What do you all think? What should the goal be for accuracy given this rifle’s ability to perform?
15 thoughts on “AR-MPR 1st Range Report – Unexpected Results”
How come I didn’t feel the “wind through my hair” on rounds 2 & 3? 🙂
Thanks for letting me a part of this! Awesome trip and can’t wait to do it again, soon!
Three shot groups are not a statistically significant way of judging group size. 5 shots at least!!
Congrats though. Love your work.
Yeah, I’m thinking 5 shot groups, all shots touching would be a good “new goal”. Something like that (at 100 yards).
10 shot groups each, two by one shooter, two by another, alternating between groups. This will give you a better indication of how well you work with the rifle and the rifle works with the ammo used.

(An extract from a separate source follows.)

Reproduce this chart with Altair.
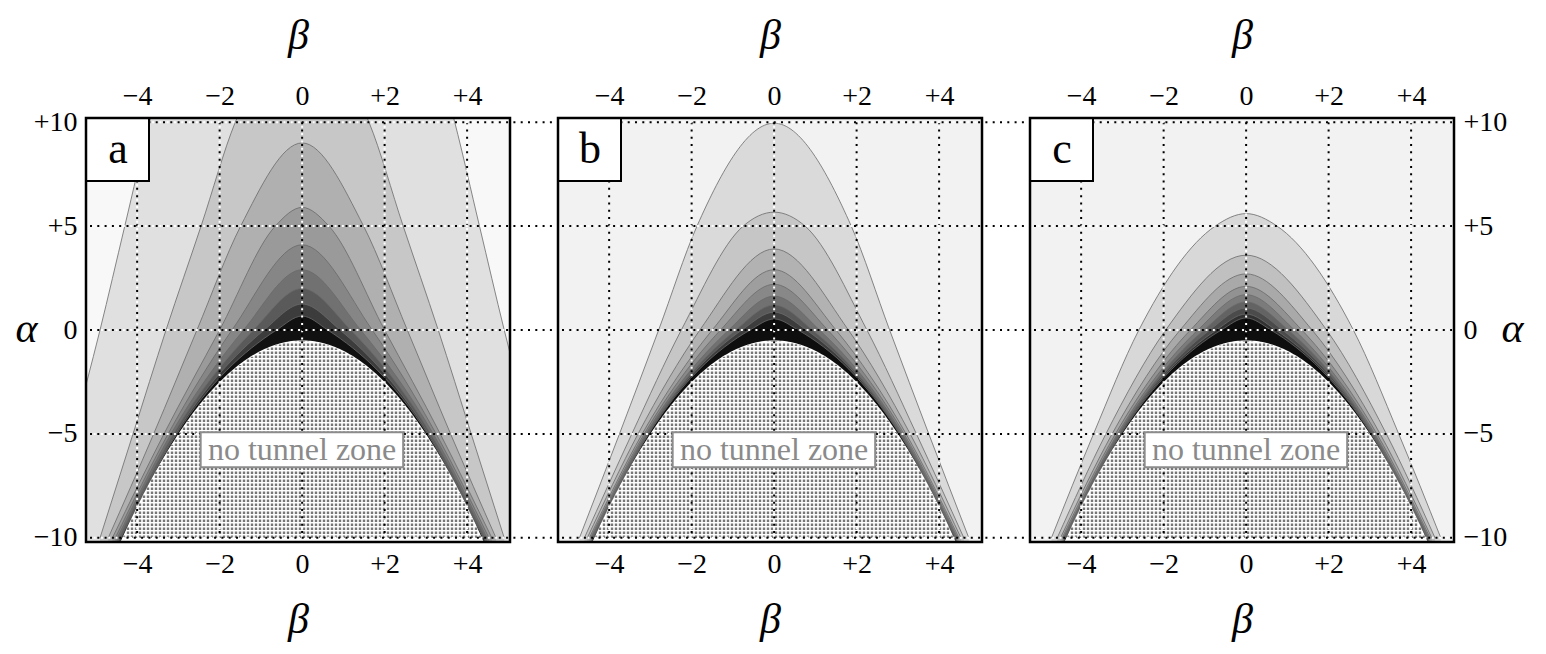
import altair as alt
import pandas as pd
import numpy as np

W, H, GAP = 424, 424, 48
XDOM = [-5.24, 5.04]
YDOM = [-10.2, 10.2]
LEVELS = [10, 5, 0, -5, -10]
TICKS_B = [-4, -2, 0, 2, 4]
TICKS_A = [-10, -5, 0, 5, 10]
FONT = "Liberation Serif"

# ---- panel a: apex alpha (beta=0) and half-widths in beta at alpha = 10, 5, 0, -5, -10
a_apex = [25.0, 14.0, 9.0, 5.9, 4.1, 2.9, 2.0, 1.25, 0.67]
a_w10 = [3.7, 1.62, None, None, None, None, None, None, None]
a_w5 = [4.3, 2.45, 1.49, 0.65, None, None, None, None, None]
a_w0 = [4.9, 3.3, 2.55, 2.0, 1.7, 1.42, 1.18, 0.92, 0.62]
a_wm5 = [5.55, 4.1, 3.6, 3.35, 3.25, 3.18, 3.12, 3.07, 3.04]
a_wm10 = [6.2, 4.9, 4.7, 4.6, 4.53, 4.48, 4.44, 4.41, 4.39]
a_fill = ["#e0e0e0", "#c7c7c7", "#b0b0b0", "#9a9a9a", "#868686",
          "#717171", "#5a5a5a", "#3c3c3c", "#111111"]
a_bg = "#f8f8f8"

# ---- panel b
b_apex = [9.95, 5.67, 3.9, 2.9, 2.2, 1.63, 1.2, 0.86, 0.53]
b_w10 = [None] * 9
b_w5 = [1.87, 0.75, None, None, None, None, None, None, None]
b_w0 = [2.8, 2.25, 1.8, 1.5, 1.3, 1.1, 0.93, 0.78, 0.58]
b_wm5 = [3.75, 3.45, 3.3, 3.2, 3.15, 3.11, 3.08, 3.06, 3.04]
b_wm10 = [4.72, 4.6, 4.53, 4.48, 4.45, 4.43, 4.41, 4.4, 4.38]
b_fill = ["#dadada", "#c6c6c6", "#b2b2b2", "#9e9e9e", "#888888",
          "#717171", "#595959", "#3c3c3c", "#0e0e0e"]
b_bg = "#f2f2f2"

# ---- panel c
c_apex = [5.6, 3.6, 2.7, 2.1, 1.7, 1.35, 1.06, 0.77, 0.58]
c_w10 = [None] * 9
c_w5 = [0.75, None, None, None, None, None, None, None, None]
c_w0 = [2.6, 1.95, 1.6, 1.35, 1.17, 1.02, 0.88, 0.72, 0.6]
c_wm5 = [3.7, 3.4, 3.25, 3.17, 3.12, 3.09, 3.07, 3.05, 3.03]
c_wm10 = [4.72, 4.58, 4.5, 4.46, 4.43, 4.42, 4.4, 4.39, 4.38]
c_fill = ["#d8d8d8", "#c0c0c0", "#a9a9a9", "#929292", "#7b7b7b",
          "#636363", "#4b4b4b", "#313131", "#0e0e0e"]
c_bg = "#f2f2f2"

# no-tunnel boundary: apex alpha and half-width at alpha = -10
bound_apex = -0.5
bound_w = 4.36

xs = alt.Scale(domain=XDOM, nice=False, zero=False)
ys = alt.Scale(domain=YDOM, nice=False, zero=False)

LBL = ("datum.value > 0 ? '+' + datum.value : "
       "(datum.value < 0 ? '\u2212' + abs(datum.value) : '0')")


def xaxis(orient):
    return alt.Axis(orient=orient, values=TICKS_B, labelExpr=LBL, title="\u03b2",
                    ticks=False, domain=False, grid=False, labelPadding=8,
                    titlePadding=25 if orient == "top" else 21, labelFlush=False)


def yaxis(orient):
    return alt.Axis(orient=orient, values=TICKS_A, labelExpr=LBL, title="\u03b1",
                    ticks=False, domain=False, grid=False, labelPadding=9,
                    titleAngle=0, titleAlign="center", titleBaseline="middle",
                    titleX=-60 if orient == "left" else 58, titleY=H / 2 - 2,
                    labelFlush=False)


def contour_df(apex, w10, w5, w0, wm5, wm10, fills):
    rows = []
    for k in range(len(apex)):
        pts = [(0.0, apex[k])]
        for lvl, arr in zip(LEVELS, [w10, w5, w0, wm5, wm10]):
            w = arr[k]
            if w is not None:
                pts += [(-w, lvl), (w, lvl)]
        for b, a in pts:
            rows.append(dict(k=f"{k:02d}", beta=b, alpha=a, col=fills[k]))
    return pd.DataFrame(rows)


def boundary(beta):
    return bound_apex - (bound_apex + 10) * (beta / bound_w) ** 2


def panel(name, data, bg, yorient):
    df = contour_df(*data)
    one = alt.Data(values=[{}])
    yax = yaxis(yorient) if yorient else None

    bgl = alt.Chart(one).mark_rect(fill=bg).encode(
        x=alt.value(0), x2=alt.value(W), y=alt.value(0), y2=alt.value(H))

    areas = alt.Chart(df).mark_area(interpolate="monotone", clip=True).encode(
        x=alt.X("beta:Q", scale=xs, axis=xaxis("bottom")),
        y=alt.Y("alpha:Q", scale=ys, axis=yax),
        y2=alt.Y2Datum(-10.4),
        fill=alt.Fill("col:N", scale=None),
        detail="k:N")

    lines = alt.Chart(df).mark_line(interpolate="monotone", clip=True,
                                    stroke="#6a6a6a", strokeWidth=0.8).encode(
        x=alt.X("beta:Q", scale=xs, axis=None),
        y=alt.Y("alpha:Q", scale=ys, axis=None),
        detail="k:N")

    bb = np.linspace(-4.6, 4.6, 185)
    dfb = pd.DataFrame(dict(beta=bb, alpha=boundary(bb)))
    bnd = alt.Chart(dfb).mark_area(fill="white", clip=True).encode(
        x=alt.X("beta:Q", scale=xs, axis=None),
        y=alt.Y("alpha:Q", scale=ys, axis=None),
        y2=alt.Y2Datum(-10.4))

    # dot texture of the no-tunnel zone, one dashed column every 4 px
    px = np.arange(2, W, 4)
    cb = XDOM[0] + px / W * (XDOM[1] - XDOM[0])
    top = boundary(cb)
    lo = YDOM[0] + 4 / H * (YDOM[1] - YDOM[0])
    keep = top > lo + 0.1
    dfd = pd.DataFrame(dict(beta=cb[keep], lo=lo, hi=top[keep] - 0.05))
    dots = alt.Chart(dfd).mark_rule(stroke="#777777", strokeWidth=2.4,
                                    strokeDash=[2.4, 1.6]).encode(
        x=alt.X("beta:Q", scale=xs, axis=None),
        y=alt.Y("lo:Q", scale=ys, axis=None),
        y2="hi:Q")

    dfv = pd.DataFrame(dict(beta=TICKS_B))
    vwhite = alt.Chart(dfv).mark_rule(stroke="white", strokeWidth=2,
                                      strokeDash=[2, 5.3], strokeDashOffset=3.65).encode(
        x=alt.X("beta:Q", scale=xs, axis=None),
        y=alt.YDatum(10, scale=ys, axis=None), y2=alt.Y2Datum(-10))
    vblack = alt.Chart(dfv).mark_rule(stroke="black", strokeWidth=2,
                                      strokeDash=[2, 5.3]).encode(
        x=alt.X("beta:Q", scale=xs, axis=xaxis("top")),
        y=alt.YDatum(10, scale=ys, axis=None), y2=alt.Y2Datum(-10))

    x_end = W + GAP if yorient != "right" else W - 2
    dfh = pd.DataFrame(dict(alpha=TICKS_A))
    hwhite = alt.Chart(dfh).mark_rule(stroke="white", strokeWidth=2,
                                      strokeDash=[2, 5.3], strokeDashOffset=3.65).encode(
        y=alt.Y("alpha:Q", scale=ys, axis=None),
        x=alt.value(4), x2=alt.value(W - 2))
    hblack = alt.Chart(dfh).mark_rule(stroke="black", strokeWidth=2,
                                      strokeDash=[2, 5.3]).encode(
        y=alt.Y("alpha:Q", scale=ys, axis=None),
        x=alt.value(4), x2=alt.value(x_end))

    nt_rect = alt.Chart(one).mark_rect(fill="white", stroke="#8c8c8c",
                                       strokeWidth=2).encode(
        x=alt.XDatum(-2.46, scale=xs, axis=None), x2=alt.X2Datum(2.45),
        y=alt.YDatum(-4.92, scale=ys, axis=None), y2=alt.Y2Datum(-6.6))
    nt_text = alt.Chart(one).mark_text(text="no tunnel zone", font=FONT, fontSize=32,
                                       color="#8a8a8a", baseline="middle",
                                       align="center").encode(
        x=alt.XDatum(0, scale=xs, axis=None),
        y=alt.YDatum(-5.78, scale=ys, axis=None))

    lab_rect = alt.Chart(one).mark_rect(fill="white", stroke="black",
                                        strokeWidth=2).encode(
        x=alt.value(0), x2=alt.value(63), y=alt.value(0), y2=alt.value(63))
    lab_text = alt.Chart(one).mark_text(text=name, font=FONT, fontSize=44,
                                        color="black", baseline="alphabetic",
                                        align="center").encode(
        x=alt.value(32), y=alt.value(45))

    frame = alt.Chart(one).mark_rect(fill=None, fillOpacity=0, stroke="black",
                                     strokeWidth=2.5).encode(
        x=alt.value(0), x2=alt.value(W), y=alt.value(0), y2=alt.value(H))

    return alt.layer(bgl, areas, lines, bnd, dots, vwhite, vblack, hwhite, hblack,
                     nt_rect, nt_text, lab_rect, lab_text, frame).resolve_axis(
        x="independent", y="independent").properties(width=W, height=H)


pa = panel("a", (a_apex, a_w10, a_w5, a_w0, a_wm5, a_wm10, a_fill), a_bg, "left")
pb = panel("b", (b_apex, b_w10, b_w5, b_w0, b_wm5, b_wm10, b_fill), b_bg, None)
pc = panel("c", (c_apex, c_w10, c_w5, c_w0, c_wm5, c_wm10, c_fill), c_bg, "right")

chart = alt.hconcat(pa, pb, pc, spacing=GAP, bounds="flush").configure_view(
    stroke=None
).configure_axis(
    labelFont=FONT, labelFontSize=28, labelColor="black",
    titleFont=FONT, titleFontSize=42, titleFontStyle="italic",
    titleFontWeight="normal", titleColor="black"
).properties(padding={"left": 6, "top": 6, "right": 5, "bottom": 5},
             background="white")

chart.save("out.html", embed_options={"renderer": "svg", "actions": False})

Excellent! Glad to hear everything went so well.
Quality parts and attention to detail = WIN!
Hey Gavin, love the series so far. Once you have the rifle dialed in, then give us some groups out to 400 yards. Then you can try to build a 22-250 upper, if it’s possible…
Brian- Glad you are liking the series. I’m really enjoying it as well, it kind of makes me wonder why it took me so long to get into the whole “AR thing” (have typically shot bolt rifles for serious shooting).
At my range, we have 25 yard, 100 yard, and 200 yard ranges. So, near term I’ll shoot it out to 200 yards. But, I’m looking into doing some blogs on loading 50 BMG, so I’ll be headed to longer distance ranges too- that’ll be a good time to try 400+ with the AR-MPR!
Hey Gavin can you tell me where you purchased the ptx linkage for the lock and load powder measure to set your expander depth. Hornady lists it in their 2011 catalog but it doesn’t come up and I haven’t been able to locate it from the other dealers I deal with. Thanks Robert ==
I agree with Michael, 3-shot groups are not a viable way of measuring a rifles true accuracy. I would suggest upping it to 5-shot groups, nice work none the less!
I agree too. This wasn’t really meant as formal testing 🙂
Consistent .5″ 5 shot groups would be great, and as a stretch, perhaps a 5 shot .25″ goal. There’s a lot of room left for improvements. Fireforming and exact cartridge headspacing, measuring optimized COL, varying bullet weight, using the Hornady Concentricity tool, hand trickling powder. This is going to be fun!
Some help here. I can’t seem to get better than 2.5 MOA on reloading for 5.56 at 100 yard. I’ve used Varget! BCL2, and IMR 8208XBR; NATO brass, Hornady 55. Vmax.
Do you think it’s because my 16″ barrel is a 1:7 twist ? Do you turn your necks or use Hornady’s concentricity tool? I use a 4x scope.
Shin- can you give us more details on your rifle? Free-float handguard, fixed handguard? That would be a good starting point. For most AR-15s, 2.5 MOA is not that bad. For a precision AR-15, you can likely do better.
I have a customized S&W M&P 15T with free-float barrel. The load I have been using is:
Sierra 55 grain Game Kings
Hodgdon Varget- 26.3 grain +/- .1g
Federal .223 and Lake City 5.56 brass
CCI small rifle
forgot to mention that this is a great load that produces sub-MOA in my 1:9 twist M&P 15T.
Have you had any experience using Alliant’s ReLoader 10x for loading .223? I hear this is a great powder for that cartridge. Maybe you could do a test of a few of the most popular powders for .223/5.56 and post the results. Also the new Copper Fouling Eraser from Hodgdon.